The factors $2x_i^2+3y_i^2$ are of 2 different types:

• the ones with $x_i \neq 0 [3]$ and in that case $(2x_i^2+3y_i^2)= 2[3]$
• the ones with $x_i = 0 [3]$, then the power $p_i$ of 3 in the prime decomposition of $2x_i^2+3y_i^2$ is even or odd. We have two subcases:
  • if $p_i$ is odd then $(2x_i^2+3y_i^2) / 3^{p_i} = 1[3]$
  • if $p_i$ is even then $(2x_i^2+3y_i^2) / 3^{p_i} = 2[3]$

We must have an even number of odd $p_i$, because $2p=\sum_{i} p_i$. Then when we divide the equation by $3^{2p}=\Pi_i 3^{p_i}$ and we take it modulo 3 we have a product off an even number of factors that are 1 modulo 3 and an odd number of factors that are 2 modulo 3. Consequently the right hand side is 2 modulo 3, while the left hand side (a perfect square) is equal to 1 modulo 3. Hence we have a contradiction.

Answer 2

Another viewpoint is by using the composition of binary quadratic forms, to reduce the case $ n $ odd to the case $ n = 1 $, in a `systematic' way. We have the following identities writing a product $$ (2a^2 + 3b^2)(2c^2 + 3d^2) = (3 b c + 2 a d)^2 + 6 (-a c + b d)^2 $$ and $$ (2a^2+3b^2)(c^2 + 6y^2) = 2 (3 b c + a d)^2 + 3 (-2 a c + b d)^2 \, . $$

So the $ n = 2m+1 $-fold product of $$ N = (2x_1^2 + 3y_1^2) \cdots (2x_n^2 + 3y_n^2) $$ can be written as $$ N = 2X^2 + 3Y^2 \, $$ for some integer polynomials $ X = f(x_0,\ldots,x_n,y_0,\ldots,y_n) $ and $ Y = g(x_0,\ldots,x_n,y_0,\ldots,y_n) $.

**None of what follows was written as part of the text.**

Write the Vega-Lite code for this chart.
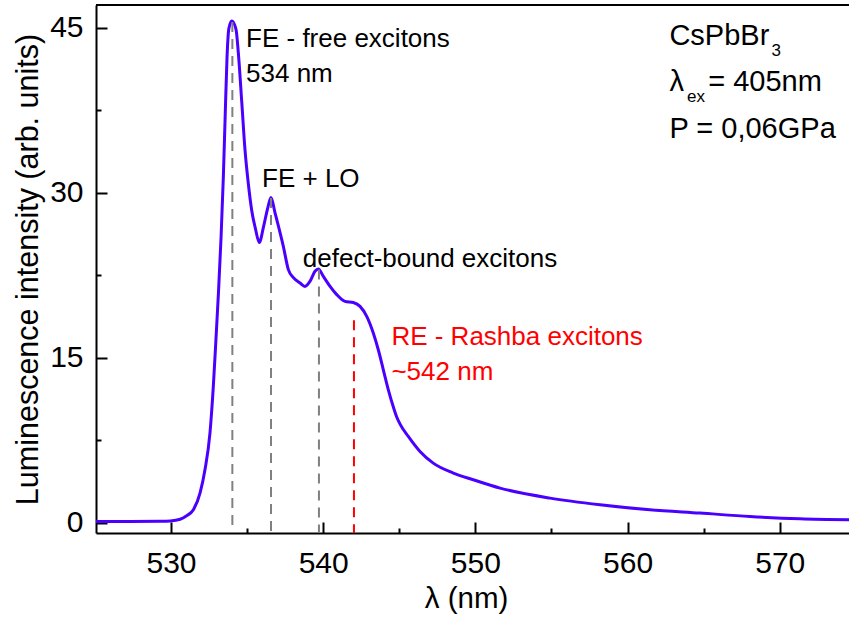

So if this product is ever a positive square, we can obtain values $ X, Y $ to make $ 2X^2 + 3Y^2 $ a positive square. Following other answers, we see this is impossible.

If $ 2X^2 + 3Y^2 = Z^2 $ is a positive square, we can assume $ \gcd(X,Y,Z) = 1 $ by dividing through if necessary. Then reducing modulo 3 shows that $ -X^2 \equiv Z^2 \pmod{3} $. If $ X \not\equiv 0 \pmod{3} $, we obtain $ -1 \equiv \Box \pmod{3} $. Contradiction, as the squares modulo 3 are 0 and 1. So $ 3 \mid X $ and $ 3 \mid Z $. Hence $ 9 \mid 3Y^2 $, so $ 3 \mid Y $, contradicting $ \gcd(X,Y,Z) = 1 $. So $ Z = 0 $ is the only possible solution, which immediately gives $ X = Y = 0 $ too.

Answer 3

Modulo $3$, the equation for $n=1$ reduces to $2x^2=z^2 \pmod3$.

If $x$ were not divisible by $3$ then we would find $2=u^2 \pmod3$ for some $u$. But $2$ is not a quadratic residue $\pmod 3$ so this is impossible.

But if $x$ were divisible by $3$ this would make $z$ divisible by $3$, and thus $z^2$ divisible by $3^2 = 9$. This would in turn force $y$ to be divisible by $3$ otherwise $x^2+3y^2$ would be divisible by $3$ but not $9$.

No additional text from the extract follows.